Astronomical and Mathematical Works
Khayyam’s most famous works include his highly influential mathematical treatise called ‘Treatise on Demonstration of Problems of Algebra’ which he completed in 1070. This treatise highlighted the basic algebraic principles that were ultimately shifted to Europe. He laid the foundation of the Pascal’s triangle with his work on triangular array of binomial coefficients. In 1077 another major work was written by Khayyam namely ‘Sharh ma ashkala min musadarat kitab Uqlidis’ meaning ‘Explanations of the Difficulties in the Postulates of Euclid’. It was published in English as “On the Difficulties of Euclid’s Definitions. In this book he contributed to non-euclidean geometry even though this was not his original plan. It is said that Omar Khayyam was originally trying to prove the parallels postulate when he proven the properties of figures in the non-euclidean geometry.
His geometrical work consisted of his efforts on the theory of proportion and geometrical algebra topics such as cubic equations. Khayyam was the first mathematician to consider the ‘Saccheri quadrilateral’ in the 11th century. It was mentioned in his book the ‘Explanations of the difficulties in the postulates of Euclid’. It wasn’t until 6 centuries later when another mathematician, Giordano Vitale made further advances on Khayyam’s theory.

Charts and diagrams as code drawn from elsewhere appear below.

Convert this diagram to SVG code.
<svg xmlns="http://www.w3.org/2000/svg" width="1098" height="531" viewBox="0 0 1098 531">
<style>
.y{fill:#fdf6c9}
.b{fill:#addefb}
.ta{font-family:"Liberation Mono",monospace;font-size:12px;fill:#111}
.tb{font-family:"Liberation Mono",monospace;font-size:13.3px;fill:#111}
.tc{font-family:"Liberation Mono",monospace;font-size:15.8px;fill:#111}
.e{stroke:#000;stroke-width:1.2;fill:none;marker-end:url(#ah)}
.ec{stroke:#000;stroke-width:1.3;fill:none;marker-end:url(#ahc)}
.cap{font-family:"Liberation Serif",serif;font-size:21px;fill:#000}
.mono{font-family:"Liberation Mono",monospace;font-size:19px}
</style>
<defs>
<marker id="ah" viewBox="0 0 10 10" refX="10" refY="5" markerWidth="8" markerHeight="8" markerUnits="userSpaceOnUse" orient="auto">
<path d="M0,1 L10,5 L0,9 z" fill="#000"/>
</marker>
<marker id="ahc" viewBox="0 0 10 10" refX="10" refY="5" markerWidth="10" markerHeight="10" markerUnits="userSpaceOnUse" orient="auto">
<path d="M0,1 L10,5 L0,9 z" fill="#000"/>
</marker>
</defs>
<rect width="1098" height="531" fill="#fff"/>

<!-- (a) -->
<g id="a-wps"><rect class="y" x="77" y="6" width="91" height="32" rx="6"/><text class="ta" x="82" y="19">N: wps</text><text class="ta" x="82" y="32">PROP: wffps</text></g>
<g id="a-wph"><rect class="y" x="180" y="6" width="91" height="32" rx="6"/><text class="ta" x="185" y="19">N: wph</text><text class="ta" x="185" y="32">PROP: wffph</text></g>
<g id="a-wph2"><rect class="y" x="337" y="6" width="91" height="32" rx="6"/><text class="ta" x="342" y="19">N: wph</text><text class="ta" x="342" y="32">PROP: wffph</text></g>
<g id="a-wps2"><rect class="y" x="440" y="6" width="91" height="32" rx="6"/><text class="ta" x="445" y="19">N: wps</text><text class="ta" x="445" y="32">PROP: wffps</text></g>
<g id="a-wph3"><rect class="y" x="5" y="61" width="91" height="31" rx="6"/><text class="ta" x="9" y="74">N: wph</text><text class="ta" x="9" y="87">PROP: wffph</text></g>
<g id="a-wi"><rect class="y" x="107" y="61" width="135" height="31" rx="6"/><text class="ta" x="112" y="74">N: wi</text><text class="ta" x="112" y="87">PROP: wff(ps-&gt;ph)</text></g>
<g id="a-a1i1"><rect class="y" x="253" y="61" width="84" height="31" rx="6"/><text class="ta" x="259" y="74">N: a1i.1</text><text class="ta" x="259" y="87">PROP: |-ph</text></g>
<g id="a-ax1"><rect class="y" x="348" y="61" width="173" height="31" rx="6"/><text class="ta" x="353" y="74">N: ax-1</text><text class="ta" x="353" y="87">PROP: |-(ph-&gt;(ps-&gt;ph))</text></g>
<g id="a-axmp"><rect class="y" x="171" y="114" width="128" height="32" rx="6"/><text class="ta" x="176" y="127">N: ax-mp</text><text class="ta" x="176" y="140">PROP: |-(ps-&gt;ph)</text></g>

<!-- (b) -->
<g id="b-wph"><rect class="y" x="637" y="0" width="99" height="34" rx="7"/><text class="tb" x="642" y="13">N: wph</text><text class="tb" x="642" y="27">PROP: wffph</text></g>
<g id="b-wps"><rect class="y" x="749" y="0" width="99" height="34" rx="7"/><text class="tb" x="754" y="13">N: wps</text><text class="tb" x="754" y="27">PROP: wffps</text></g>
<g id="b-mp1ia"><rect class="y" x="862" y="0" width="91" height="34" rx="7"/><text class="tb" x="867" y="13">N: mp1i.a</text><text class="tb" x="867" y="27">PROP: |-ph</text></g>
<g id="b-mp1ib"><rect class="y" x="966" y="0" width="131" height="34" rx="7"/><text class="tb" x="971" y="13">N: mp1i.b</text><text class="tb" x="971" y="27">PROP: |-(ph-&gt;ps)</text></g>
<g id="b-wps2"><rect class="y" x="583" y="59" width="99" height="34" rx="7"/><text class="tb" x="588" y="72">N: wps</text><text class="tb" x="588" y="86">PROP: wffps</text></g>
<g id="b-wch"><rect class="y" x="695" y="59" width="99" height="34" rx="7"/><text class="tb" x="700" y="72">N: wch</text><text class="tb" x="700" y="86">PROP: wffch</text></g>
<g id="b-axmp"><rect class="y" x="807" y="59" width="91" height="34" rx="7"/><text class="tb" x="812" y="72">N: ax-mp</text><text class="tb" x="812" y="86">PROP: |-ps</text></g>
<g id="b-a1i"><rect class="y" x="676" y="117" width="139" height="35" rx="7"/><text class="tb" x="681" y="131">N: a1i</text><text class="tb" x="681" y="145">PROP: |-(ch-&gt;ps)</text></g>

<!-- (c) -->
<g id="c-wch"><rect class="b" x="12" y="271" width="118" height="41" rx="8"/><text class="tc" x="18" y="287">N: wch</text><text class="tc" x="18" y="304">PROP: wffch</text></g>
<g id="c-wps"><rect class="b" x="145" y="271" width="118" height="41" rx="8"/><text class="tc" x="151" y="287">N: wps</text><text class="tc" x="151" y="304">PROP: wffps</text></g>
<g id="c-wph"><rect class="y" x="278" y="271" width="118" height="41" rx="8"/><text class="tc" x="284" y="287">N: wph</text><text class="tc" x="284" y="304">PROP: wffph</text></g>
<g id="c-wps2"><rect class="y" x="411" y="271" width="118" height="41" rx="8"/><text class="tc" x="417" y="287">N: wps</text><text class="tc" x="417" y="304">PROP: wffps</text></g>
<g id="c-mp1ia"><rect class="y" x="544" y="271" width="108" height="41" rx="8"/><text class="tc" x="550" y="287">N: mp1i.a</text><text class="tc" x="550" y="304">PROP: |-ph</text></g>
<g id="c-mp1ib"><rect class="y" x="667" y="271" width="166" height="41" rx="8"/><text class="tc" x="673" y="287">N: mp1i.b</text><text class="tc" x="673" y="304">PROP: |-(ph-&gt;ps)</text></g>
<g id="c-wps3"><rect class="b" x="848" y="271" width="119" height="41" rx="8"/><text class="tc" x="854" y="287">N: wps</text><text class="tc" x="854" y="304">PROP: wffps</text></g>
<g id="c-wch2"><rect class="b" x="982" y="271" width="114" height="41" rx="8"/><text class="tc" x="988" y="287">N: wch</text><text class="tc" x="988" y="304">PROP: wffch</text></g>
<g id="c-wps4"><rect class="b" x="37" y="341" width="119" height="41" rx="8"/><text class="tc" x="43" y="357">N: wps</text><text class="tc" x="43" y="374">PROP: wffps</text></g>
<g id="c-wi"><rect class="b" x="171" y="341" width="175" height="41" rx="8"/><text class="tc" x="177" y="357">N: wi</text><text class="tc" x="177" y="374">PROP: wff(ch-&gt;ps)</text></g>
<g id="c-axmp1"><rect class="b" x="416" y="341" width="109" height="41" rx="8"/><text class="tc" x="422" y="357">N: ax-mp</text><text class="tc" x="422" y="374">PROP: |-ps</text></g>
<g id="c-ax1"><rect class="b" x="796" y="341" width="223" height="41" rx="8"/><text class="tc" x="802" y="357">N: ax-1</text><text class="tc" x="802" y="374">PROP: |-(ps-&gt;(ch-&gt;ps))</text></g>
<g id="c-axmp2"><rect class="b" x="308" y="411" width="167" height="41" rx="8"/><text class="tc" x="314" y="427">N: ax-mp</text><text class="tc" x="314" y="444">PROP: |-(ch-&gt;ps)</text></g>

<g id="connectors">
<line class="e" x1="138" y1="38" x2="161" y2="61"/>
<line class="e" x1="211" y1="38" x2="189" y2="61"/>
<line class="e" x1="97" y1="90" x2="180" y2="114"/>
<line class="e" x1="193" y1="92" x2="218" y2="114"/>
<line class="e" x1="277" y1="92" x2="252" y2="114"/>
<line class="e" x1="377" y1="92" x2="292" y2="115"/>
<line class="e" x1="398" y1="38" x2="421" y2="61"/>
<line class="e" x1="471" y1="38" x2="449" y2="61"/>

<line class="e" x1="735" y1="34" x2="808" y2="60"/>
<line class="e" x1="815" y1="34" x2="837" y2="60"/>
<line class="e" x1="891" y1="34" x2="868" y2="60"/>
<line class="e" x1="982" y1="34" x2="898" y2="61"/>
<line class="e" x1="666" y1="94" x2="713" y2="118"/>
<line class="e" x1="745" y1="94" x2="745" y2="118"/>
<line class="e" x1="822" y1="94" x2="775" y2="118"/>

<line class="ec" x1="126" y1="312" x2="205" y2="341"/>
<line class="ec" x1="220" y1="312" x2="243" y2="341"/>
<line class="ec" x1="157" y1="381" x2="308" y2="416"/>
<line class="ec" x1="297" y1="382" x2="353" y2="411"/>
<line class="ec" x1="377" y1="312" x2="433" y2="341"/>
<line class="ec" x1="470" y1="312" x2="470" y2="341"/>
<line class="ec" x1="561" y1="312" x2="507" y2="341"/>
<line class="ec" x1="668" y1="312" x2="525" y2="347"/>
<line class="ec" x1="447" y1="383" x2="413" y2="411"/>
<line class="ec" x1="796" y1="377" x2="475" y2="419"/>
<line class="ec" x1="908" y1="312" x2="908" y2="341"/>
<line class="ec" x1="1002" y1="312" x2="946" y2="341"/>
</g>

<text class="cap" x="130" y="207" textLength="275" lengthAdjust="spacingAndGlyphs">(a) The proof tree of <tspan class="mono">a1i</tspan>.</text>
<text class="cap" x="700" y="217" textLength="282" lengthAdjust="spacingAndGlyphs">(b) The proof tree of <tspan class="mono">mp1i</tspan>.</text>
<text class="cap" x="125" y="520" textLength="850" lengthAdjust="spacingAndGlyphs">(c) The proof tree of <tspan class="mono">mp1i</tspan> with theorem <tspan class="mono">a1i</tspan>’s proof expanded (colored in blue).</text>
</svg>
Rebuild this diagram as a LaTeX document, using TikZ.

Other books by Khayyam include his book named ‘Problems of Arithmetic’, a book on music and algebra.
Khayyam, like the other Persian mathematicians of the time was also an astronomer. The Sultan Jalal ud Din Malik Shah Saljuqi requested him to build an observatory with a team of scientists. He was part of the team that made several reforms to the Iranian calendar which was made the official Persian calendar to be followed by the Sultan on March 15th 1079. The Jalali Calendar became the base for other calendars and is also known to be more accurate than the Gregorian calendar.
Omar Khayyam as a Poet
Omer Khayyam is the writer of more than a thousand ‘Rubaiyat’ or verses. He rose to fame as a poet through the translations of Edward Fitzgerald in 1859 known as ‘Rubáiyát of Omar Khayyám’. His poetry is also translated to other languages other than English.
There is a manuscript tradition attributing poetry, mostly in the form of quatrains (rubaiyat) to Omar Khayyam. There are more than 100 manuscripts containing such poetry, but all of them are comparatively late, the earliest such source that can be dated with confidence was written in 1460, and the bulk dates to the 17th to 19th centuries. Bodleian MS. Ouseley 140, a manuscript written in Shiraz in 1460, contains 158 quatrains on 47 folia. The manuscript belonged to William Ouseley (1767-1842) and was purchased by the Bodleian Library in 1844.
One of his most liked verses are the following:
The Moving Finger writes, and, having writ,
Moves on: nor all thy Piety nor Wit
Shall lure it back to cancel half a Line,
Nor all thy Tears wash out a Word of it.